Problem description: All the data must come back unchanged, except that pictures are left out.

━━━━━ Data segment ━━━━━

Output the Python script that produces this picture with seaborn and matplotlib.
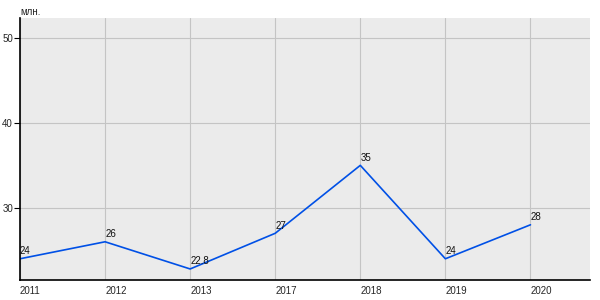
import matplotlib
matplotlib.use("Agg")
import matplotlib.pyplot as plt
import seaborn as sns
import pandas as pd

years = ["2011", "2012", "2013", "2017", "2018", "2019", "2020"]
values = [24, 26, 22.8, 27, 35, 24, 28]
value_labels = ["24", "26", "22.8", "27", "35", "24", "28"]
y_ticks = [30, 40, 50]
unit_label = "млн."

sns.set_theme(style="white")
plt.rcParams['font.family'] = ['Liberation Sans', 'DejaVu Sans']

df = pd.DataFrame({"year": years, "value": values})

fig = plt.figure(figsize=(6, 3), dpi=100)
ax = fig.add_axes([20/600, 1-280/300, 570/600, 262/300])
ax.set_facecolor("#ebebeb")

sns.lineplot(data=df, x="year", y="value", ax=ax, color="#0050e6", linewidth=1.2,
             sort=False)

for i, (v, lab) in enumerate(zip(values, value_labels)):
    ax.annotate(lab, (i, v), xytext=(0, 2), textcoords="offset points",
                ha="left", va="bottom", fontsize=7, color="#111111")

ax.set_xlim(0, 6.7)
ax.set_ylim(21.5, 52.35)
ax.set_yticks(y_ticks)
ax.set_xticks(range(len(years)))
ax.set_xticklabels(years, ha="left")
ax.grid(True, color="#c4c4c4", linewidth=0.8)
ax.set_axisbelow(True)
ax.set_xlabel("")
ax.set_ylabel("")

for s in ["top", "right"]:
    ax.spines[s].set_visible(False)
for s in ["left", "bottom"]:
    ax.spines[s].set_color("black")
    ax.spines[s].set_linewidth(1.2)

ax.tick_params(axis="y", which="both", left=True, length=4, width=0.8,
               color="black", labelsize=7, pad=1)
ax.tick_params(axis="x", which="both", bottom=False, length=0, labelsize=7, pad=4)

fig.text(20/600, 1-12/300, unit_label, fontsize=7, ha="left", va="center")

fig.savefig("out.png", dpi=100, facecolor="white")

━━━━━

Final answer:
Output the Python script that produces this picture with seaborn and matplotlib.
import matplotlib
matplotlib.use("Agg")
import matplotlib.pyplot as plt
import seaborn as sns
import pandas as pd

years = ["2011", "2012", "2013", "2017", "2018", "2019", "2020"]
values = [24, 26, 22.8, 27, 35, 24, 28]
value_labels = ["24", "26", "22.8", "27", "35", "24", "28"]
y_ticks = [30, 40, 50]
unit_label = "млн."

sns.set_theme(style="white")
plt.rcParams['font.family'] = ['Liberation Sans', 'DejaVu Sans']

df = pd.DataFrame({"year": years, "value": values})

fig = plt.figure(figsize=(6, 3), dpi=100)
ax = fig.add_axes([20/600, 1-280/300, 570/600, 262/300])
ax.set_facecolor("#ebebeb")

sns.lineplot(data=df, x="year", y="value", ax=ax, color="#0050e6", linewidth=1.2,
             sort=False)

for i, (v, lab) in enumerate(zip(values, value_labels)):
    ax.annotate(lab, (i, v), xytext=(0, 2), textcoords="offset points",
                ha="left", va="bottom", fontsize=7, color="#111111")

ax.set_xlim(0, 6.7)
ax.set_ylim(21.5, 52.35)
ax.set_yticks(y_ticks)
ax.set_xticks(range(len(years)))
ax.set_xticklabels(years, ha="left")
ax.grid(True, color="#c4c4c4", linewidth=0.8)
ax.set_axisbelow(True)
ax.set_xlabel("")
ax.set_ylabel("")

for s in ["top", "right"]:
    ax.spines[s].set_visible(False)
for s in ["left", "bottom"]:
    ax.spines[s].set_color("black")
    ax.spines[s].set_linewidth(1.2)

ax.tick_params(axis="y", which="both", left=True, length=4, width=0.8,
               color="black", labelsize=7, pad=1)
ax.tick_params(axis="x", which="both", bottom=False, length=0, labelsize=7, pad=4)

fig.text(20/600, 1-12/300, unit_label, fontsize=7, ha="left", va="center")

fig.savefig("out.png", dpi=100, facecolor="white")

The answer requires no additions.